Despite a handful of gigawatt-scale players, the third-party asset manager landscape is very fragmented.
According to GTM Research and Solichamba's new report on the topic, the top 25 third-party asset managers account for 15.6 gigawatts of managed capacity. In comparison, the top 25 investors hold 26.9 gigawatts of net capacity (corresponding to 31.8 gigawatts of gross capacity).
This gap in scale reflects the fact that third-party asset managers usually serve clients with small to mid-size portfolios, while the largest investors usually self-perform. Only the top 11 service providers managed more than 500 megawatts of solar assets in operation at the end of 2016.
Below is a map of the competitive landscape where the horizontal axis measures each player’s level of internationalization (defined as the number of countries in which they currently manage PV assets), and the vertical axis indicates whether they manage wind plants in addition to solar. The area of the bubble representing a vendor is proportional to its managed portfolio at the end of 2016 (counting only operational solar PV assets).
Currently there are only five gigawatt-scale third-party asset managers in the global landscape: Quintas Energy, Vector Cuatro, WiseEnergy, SunPower and Radian Generation. Outside of these players, the market is extremely fragmented.
Market forces point to imminent consolidation
In a market where the budget for asset management activities is set by large IPPs benefiting from the scale of very large portfolios, the only way for third-party asset managers to remain price-competitive is to aggregate smaller portfolios and to do so faster than in the past.
The global PV market is diversifying geographically at a quick pace, so third-party asset managers will have to enter a variety of emerging markets (especially in Asia and Latin America) if they want to achieve long-term growth and limit dependency on any single market.
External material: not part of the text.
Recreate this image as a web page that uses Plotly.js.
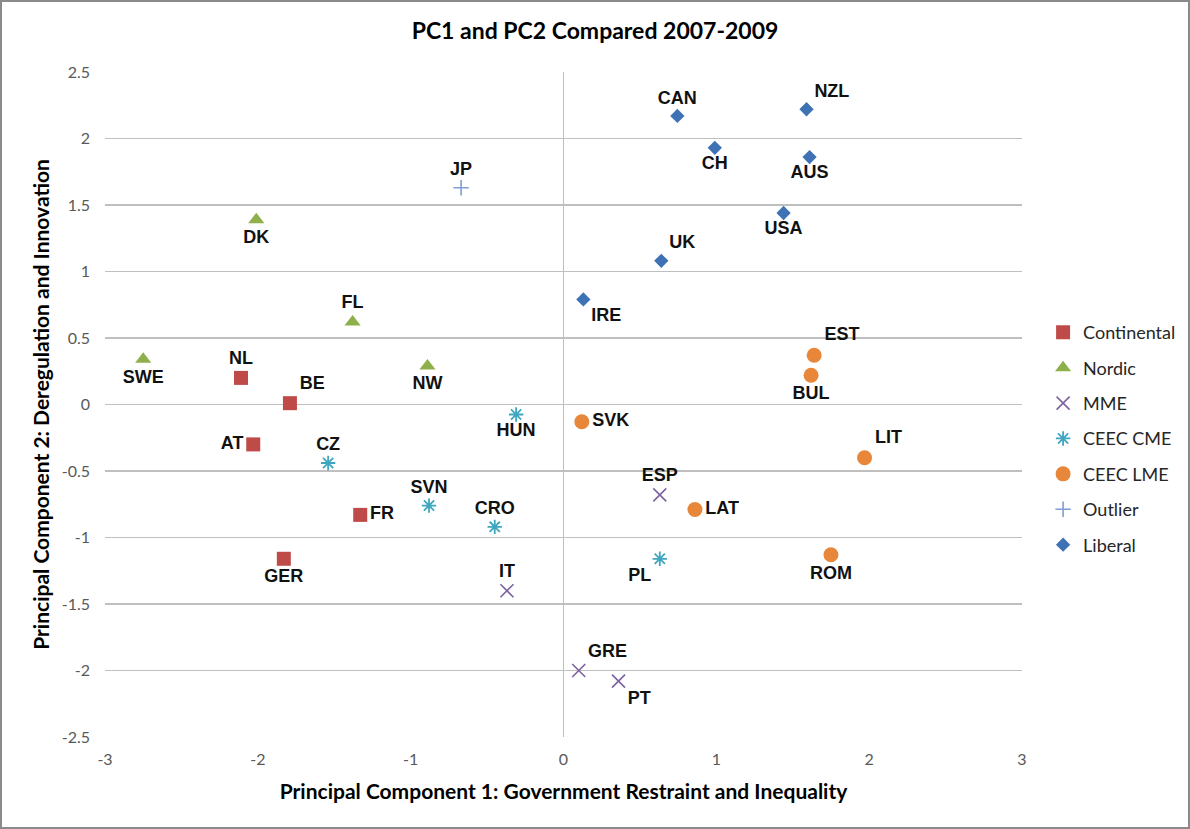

Because many investors are diversifying their portfolios, third-party asset managers will also be asked to operate in multiple markets and provide a consistent and consolidated view of assets across a variety of countries.
As the overlap between the wind and solar investor landscape increases, the same investors may also want a consistent and consolidated view of assets across technologies. Asset management software providers are aware of this trend and all 10 players analyzed in the new GTM report are either already supporting wind assets or planning to do so in 2017 to 2018.
For asset management service providers, such expansion to new markets and new technologies (for those players not active in wind yet) demand a large amount of time and resources. The quickest path would be mergers and acquisitions.
GTM Research and Solichamba expect that several M&A transactions will occur in the next 12 months, allowing third-party asset management service providers to grow in scale, geography coverage and technology expertise.